Binary structure II (sII) clathrate hydrates of tetrahydropyran (THP) with methane and carbon dioxide are synthesized and characterized with powder X-ray diffraction (PXRD) and molecular dynamics (MD) simulations. Analysis of PXRD results shows that 83% of the small 12-sided (dodecahedral, D) sII cages are occupied by CO₂ in CO₂ + THP hydrate, whereas 93% of the D cages are occupied by CH₄ in CH₄ + THP hydrate. The effects of the tighter fit of CO₂ molecules in the D cages of the binary hydrate were observed in longer lattice constants and lower cage occupancies compared to binary THP hydrates with CH₄ molecule in the D cage.
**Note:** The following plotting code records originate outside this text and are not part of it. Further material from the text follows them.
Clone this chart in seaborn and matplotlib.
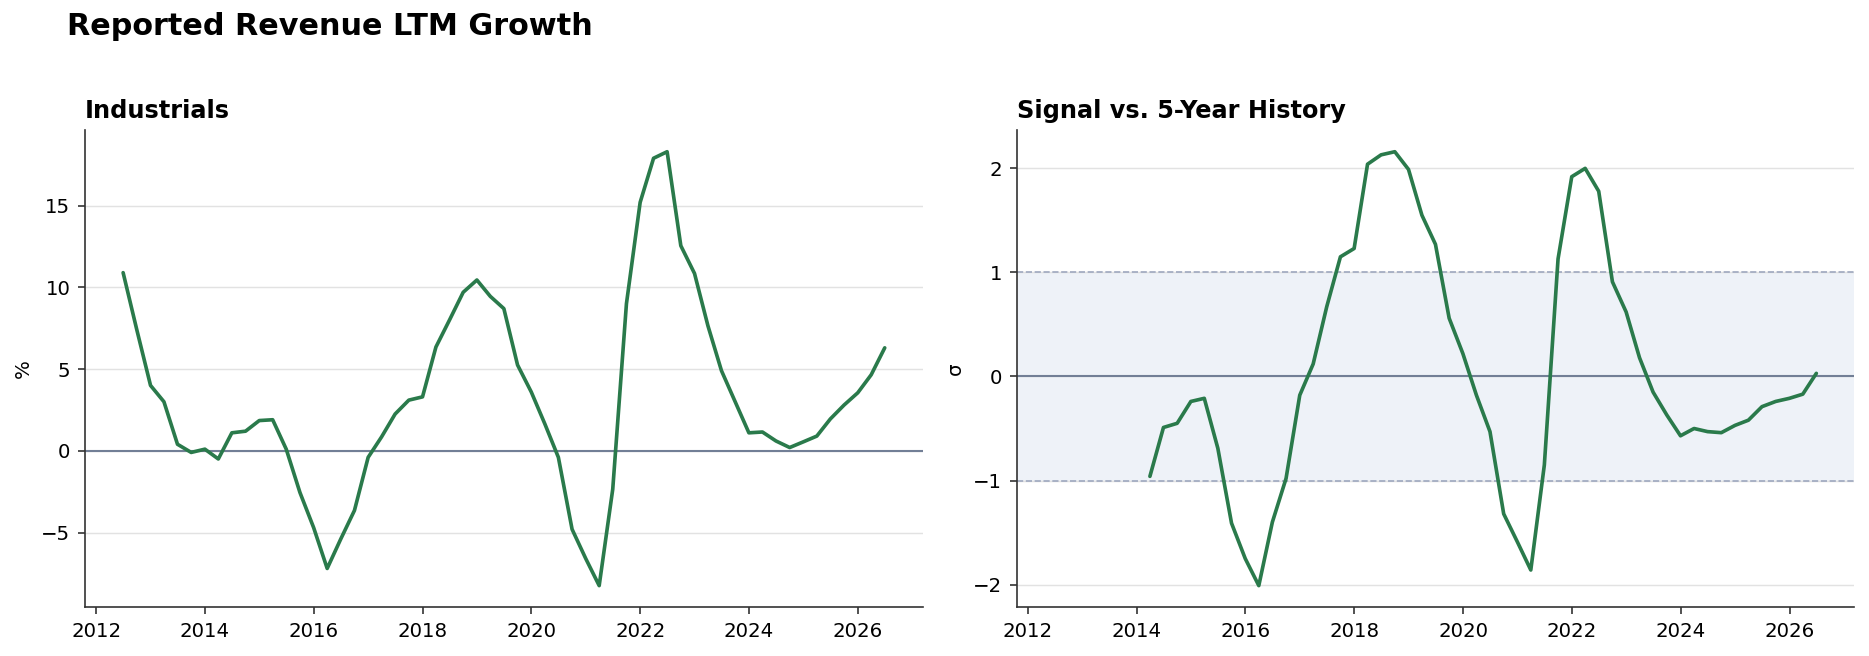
import matplotlib
matplotlib.use("Agg")
import matplotlib.pyplot as plt
import numpy as np
import pandas as pd
import seaborn as sns

# quarterly observations, Q2 2012 .. Q2 2026
dates = pd.date_range("2012-06-30", periods=57, freq="QE")

ltm_growth = [
    10.9, 7.4, 4.0, 3.0, 0.4, -0.1, 0.1, -0.5, 1.1, 1.2,
    1.85, 1.9, 0.1, -2.55, -4.7, -7.2, -5.4, -3.65, -0.4, 0.85,
    2.25, 3.1, 3.3, 6.35, 8.0, 9.7, 10.45, 9.45, 8.7, 5.25,
    3.6, 1.65, -0.4, -4.8, -6.6, -8.25, -2.35, 9.0, 15.2, 17.9,
    18.3, 12.55, 10.85, 7.65, 4.9, 3.0, 1.1, 1.15, 0.6, 0.2,
    0.55, 0.9, 1.95, 2.8, 3.55, 4.65, 6.3,
]

zscore_5y = [np.nan] * 7 + [
    -0.96, -0.49, -0.45, -0.24, -0.21, -0.69, -1.41, -1.75, -2.01, -1.40,
    -0.98, -0.18, 0.12, 0.67, 1.15, 1.23, 2.04, 2.13, 2.16, 1.99,
    1.55, 1.27, 0.56, 0.22, -0.18, -0.53, -1.32, -1.59, -1.86, -0.85,
    1.13, 1.92, 2.00, 1.78, 0.91, 0.62, 0.18, -0.15, -0.37, -0.57,
    -0.50, -0.53, -0.54, -0.47, -0.42, -0.29, -0.24, -0.21, -0.17, 0.03,
]

df = pd.DataFrame({"date": dates, "growth": ltm_growth, "z": zscore_5y})

LINE = "#2a7a4b"
ZERO = "#727f96"
BAND = "#eef2f8"
BAND_EDGE = "#9ea8bf"

sns.set_style("ticks")
plt.rcParams["font.family"] = ["DejaVu Sans"]
plt.rcParams["text.color"] = "black"
plt.rcParams["axes.labelcolor"] = "black"

fig, (ax1, ax2) = plt.subplots(1, 2, sharex=True, figsize=(1869 / 150, 656 / 150), dpi=150)
fig.subplots_adjust(left=0.0455, right=0.9922, bottom=0.0742, top=0.8018, wspace=0.112)

# left: raw LTM growth
ax1.grid(axis="y", color="#e2e2e2", lw=0.7)
ax1.axhline(0, color=ZERO, lw=1.0, zorder=2)
sns.lineplot(data=df, x="date", y="growth", ax=ax1, color=LINE, lw=1.75, zorder=3)
ax1.set_title("Industrials", loc="left", fontweight="bold", fontsize=11.5)
ax1.set_ylabel("%", fontsize=9.5)
ax1.set_xlabel("")

# right: z-score vs trailing 5 years
ax2.grid(axis="y", color="#e2e2e2", lw=0.7)
ax2.axhspan(-1, 1, color=BAND, lw=0, zorder=0)
ax2.axhline(1, color=BAND_EDGE, lw=0.8, ls="--", zorder=1)
ax2.axhline(-1, color=BAND_EDGE, lw=0.8, ls="--", zorder=1)
ax2.axhline(0, color=ZERO, lw=1.0, zorder=2)
sns.lineplot(data=df, x="date", y="z", ax=ax2, color=LINE, lw=1.75, zorder=3)
ax2.set_title("Signal vs. 5-Year History", loc="left", fontweight="bold", fontsize=11.5)
ax2.set_ylabel("σ", fontsize=9.5)
ax2.set_xlabel("")

for ax in (ax1, ax2):
    ax.tick_params(labelsize=9.5, colors="#333333", labelcolor="black")
    for s in ("left", "bottom"):
        ax.spines[s].set_color("#333333")
sns.despine(fig=fig)

fig.text(0.036, 0.96, "Reported Revenue LTM Growth", fontsize=14.5, fontweight="bold",
         color="black", va="center", ha="left")

fig.savefig("out.png", dpi=150)
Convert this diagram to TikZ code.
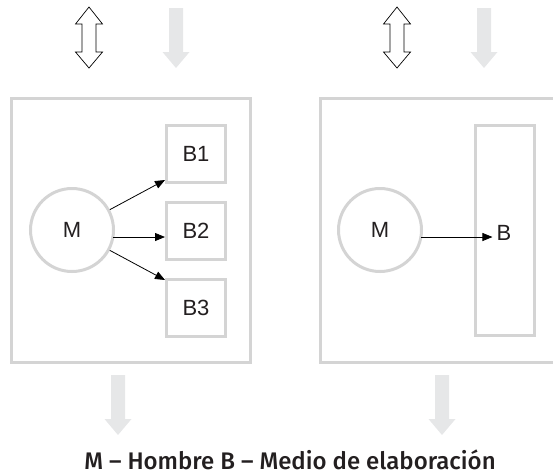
\documentclass[tikz,border=0pt]{standalone}
\usepackage{fontspec}
\setmainfont{Liberation Sans}
\newfontfamily\captionfont{Fira Sans}[UprightFont=* Medium]
\usetikzlibrary{arrows.meta,calc}
\definecolor{boxgray}{HTML}{D4D4D4}
\definecolor{arrowgray}{HTML}{E6E7E8}
\definecolor{txt}{HTML}{231F20}
\tikzset{
  outerbox/.style={draw=boxgray,line width=3pt},
  lbl/.style={font=\fontsize{22}{24}\selectfont,text=txt},
  bbox/.style={lbl,draw=boxgray,line width=3pt,inner sep=0pt,minimum width=59pt,minimum height=57pt},
  mcircle/.style={lbl,draw=boxgray,line width=3pt,circle,inner sep=0pt,minimum size=83pt},
  conn/.style={draw=black,line width=0.8pt,-{Triangle[length=10pt,width=8pt]}},
  dblarrow/.pic={\draw[black,line width=0.7pt,fill=white]
     (0,0) -- (13.5,17) -- (7,17) -- (7,45) -- (13.5,45) -- (0,61)
     -- (-13.5,45) -- (-7,45) -- (-7,17) -- (-13.5,17) -- cycle;},
  grayarrow/.pic={\fill[arrowgray]
     (-7,0) -- (7,0) -- (7,44) -- (13.5,44) -- (0,60) -- (-13.5,44) -- (-7,44) -- cycle;}
}
\begin{document}
\begin{tikzpicture}[x=1pt,y=-1pt]
\useasboundingbox (0,0) rectangle (553,475);
% top arrows
\pic at (89,7) {dblarrow};
\pic at (176,8) {grayarrow};
\pic at (397,7) {dblarrow};
\pic at (484,8) {grayarrow};
% bottom arrows
\pic at (118,375) {grayarrow};
\pic at (442,375) {grayarrow};
% left panel
\draw[outerbox] (11.5,98.5) rectangle (250.5,362.5);
\node[mcircle] (M1) at (72,230) {M};
\node[bbox] (B1) at (196,154) {B1};
\node[bbox] (B2) at (196,230.5) {B2};
\node[bbox] (B3) at (196,307.5) {B3};
\draw[conn] (M1) -- ($(B1.south west)+(0,-4)$);
\draw[conn] ($(M1.center)+(0,7)$) ++(41.4,0) -- ($(B2.west|-M1.center)+(0,7)$);
\draw[conn] (M1) -- ($(B3.north west)+(0,2.5)$);
% right panel
\draw[outerbox] (320.5,98.5) rectangle (556,362.5);
\node[mcircle] (M2) at (380,230) {M};
\node[draw=boxgray,line width=3pt,inner sep=0pt,minimum width=59pt,minimum height=210pt] (B) at (505,230.5) {};
\node[lbl,inner sep=0pt] (Bl) at (504,233) {B};
\draw[conn] ($(M2.center)+(0,7)$) ++(41.4,0) -- ($(Bl.west|-M2.center)+(-4,7)$);
% caption
\node[anchor=base,font=\captionfont\fontsize{24}{26}\selectfont,text=txt,inner sep=0pt] (cap) at (290,469) {M – Hombre B – Medio de elaboración};
\end{tikzpicture}
\end{document}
MD simulations of 1,4-twist-boat and chair conformers of the THP in the sII clathrate hydrate phase with the CO₂ and CH₄ help gases are performed at temperatures between 153 to 250 K. Simulations suggest shape and size of D cage guest molecules does not affect the conformation of H cage guest molecule, but the steric repulsions between CO₂ molecule and cages water molecules limits its motion and promotes interaction between H cage guest molecule and the cage at higher extent compared to CH₄ molecule.